[What to produce] Each line below should be reproduced without any alteration.

[Dataset excerpt]
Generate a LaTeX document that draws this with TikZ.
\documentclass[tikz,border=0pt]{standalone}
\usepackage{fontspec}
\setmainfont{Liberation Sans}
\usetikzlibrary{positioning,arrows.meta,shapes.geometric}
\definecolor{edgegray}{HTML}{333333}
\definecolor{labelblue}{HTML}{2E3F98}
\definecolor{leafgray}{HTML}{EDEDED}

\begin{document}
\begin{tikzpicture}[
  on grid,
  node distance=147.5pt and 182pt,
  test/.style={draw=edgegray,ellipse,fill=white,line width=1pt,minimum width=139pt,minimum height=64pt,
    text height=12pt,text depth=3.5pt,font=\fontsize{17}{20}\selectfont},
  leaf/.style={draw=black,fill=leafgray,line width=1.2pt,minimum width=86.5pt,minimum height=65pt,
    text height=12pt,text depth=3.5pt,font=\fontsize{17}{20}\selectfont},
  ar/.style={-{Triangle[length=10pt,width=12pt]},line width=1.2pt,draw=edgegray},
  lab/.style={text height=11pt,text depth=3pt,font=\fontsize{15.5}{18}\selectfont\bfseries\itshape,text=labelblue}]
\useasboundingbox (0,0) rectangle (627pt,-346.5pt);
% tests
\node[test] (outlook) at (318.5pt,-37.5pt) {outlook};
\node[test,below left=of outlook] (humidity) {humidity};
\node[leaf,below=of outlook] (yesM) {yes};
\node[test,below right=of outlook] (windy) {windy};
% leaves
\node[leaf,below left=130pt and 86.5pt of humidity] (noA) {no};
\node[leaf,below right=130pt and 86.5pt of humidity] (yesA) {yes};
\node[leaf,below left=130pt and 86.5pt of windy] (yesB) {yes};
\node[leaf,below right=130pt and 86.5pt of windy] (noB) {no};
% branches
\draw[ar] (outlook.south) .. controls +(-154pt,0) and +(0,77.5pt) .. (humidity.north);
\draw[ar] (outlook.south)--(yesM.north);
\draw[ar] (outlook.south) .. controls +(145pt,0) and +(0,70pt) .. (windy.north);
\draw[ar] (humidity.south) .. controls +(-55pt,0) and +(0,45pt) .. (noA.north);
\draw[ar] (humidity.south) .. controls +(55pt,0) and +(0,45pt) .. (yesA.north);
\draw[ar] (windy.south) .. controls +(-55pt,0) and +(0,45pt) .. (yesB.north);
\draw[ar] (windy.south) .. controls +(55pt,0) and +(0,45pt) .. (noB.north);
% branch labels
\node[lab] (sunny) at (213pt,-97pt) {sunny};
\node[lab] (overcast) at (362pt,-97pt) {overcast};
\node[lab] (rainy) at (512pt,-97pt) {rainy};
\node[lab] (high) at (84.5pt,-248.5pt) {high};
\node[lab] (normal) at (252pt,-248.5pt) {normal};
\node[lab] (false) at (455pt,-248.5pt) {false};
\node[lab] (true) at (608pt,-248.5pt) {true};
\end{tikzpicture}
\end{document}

[Output for this exercise]
Generate a LaTeX document that draws this with TikZ.
\documentclass[tikz,border=0pt]{standalone}
\usepackage{fontspec}
\setmainfont{Liberation Sans}
\usetikzlibrary{positioning,arrows.meta,shapes.geometric}
\definecolor{edgegray}{HTML}{333333}
\definecolor{labelblue}{HTML}{2E3F98}
\definecolor{leafgray}{HTML}{EDEDED}

\begin{document}
\begin{tikzpicture}[
  on grid,
  node distance=147.5pt and 182pt,
  test/.style={draw=edgegray,ellipse,fill=white,line width=1pt,minimum width=139pt,minimum height=64pt,
    text height=12pt,text depth=3.5pt,font=\fontsize{17}{20}\selectfont},
  leaf/.style={draw=black,fill=leafgray,line width=1.2pt,minimum width=86.5pt,minimum height=65pt,
    text height=12pt,text depth=3.5pt,font=\fontsize{17}{20}\selectfont},
  ar/.style={-{Triangle[length=10pt,width=12pt]},line width=1.2pt,draw=edgegray},
  lab/.style={text height=11pt,text depth=3pt,font=\fontsize{15.5}{18}\selectfont\bfseries\itshape,text=labelblue}]
\useasboundingbox (0,0) rectangle (627pt,-346.5pt);
% tests
\node[test] (outlook) at (318.5pt,-37.5pt) {outlook};
\node[test,below left=of outlook] (humidity) {humidity};
\node[leaf,below=of outlook] (yesM) {yes};
\node[test,below right=of outlook] (windy) {windy};
% leaves
\node[leaf,below left=130pt and 86.5pt of humidity] (noA) {no};
\node[leaf,below right=130pt and 86.5pt of humidity] (yesA) {yes};
\node[leaf,below left=130pt and 86.5pt of windy] (yesB) {yes};
\node[leaf,below right=130pt and 86.5pt of windy] (noB) {no};
% branches
\draw[ar] (outlook.south) .. controls +(-154pt,0) and +(0,77.5pt) .. (humidity.north);
\draw[ar] (outlook.south)--(yesM.north);
\draw[ar] (outlook.south) .. controls +(145pt,0) and +(0,70pt) .. (windy.north);
\draw[ar] (humidity.south) .. controls +(-55pt,0) and +(0,45pt) .. (noA.north);
\draw[ar] (humidity.south) .. controls +(55pt,0) and +(0,45pt) .. (yesA.north);
\draw[ar] (windy.south) .. controls +(-55pt,0) and +(0,45pt) .. (yesB.north);
\draw[ar] (windy.south) .. controls +(55pt,0) and +(0,45pt) .. (noB.north);
% branch labels
\node[lab] (sunny) at (213pt,-97pt) {sunny};
\node[lab] (overcast) at (362pt,-97pt) {overcast};
\node[lab] (rainy) at (512pt,-97pt) {rainy};
\node[lab] (high) at (84.5pt,-248.5pt) {high};
\node[lab] (normal) at (252pt,-248.5pt) {normal};
\node[lab] (false) at (455pt,-248.5pt) {false};
\node[lab] (true) at (608pt,-248.5pt) {true};
\end{tikzpicture}
\end{document}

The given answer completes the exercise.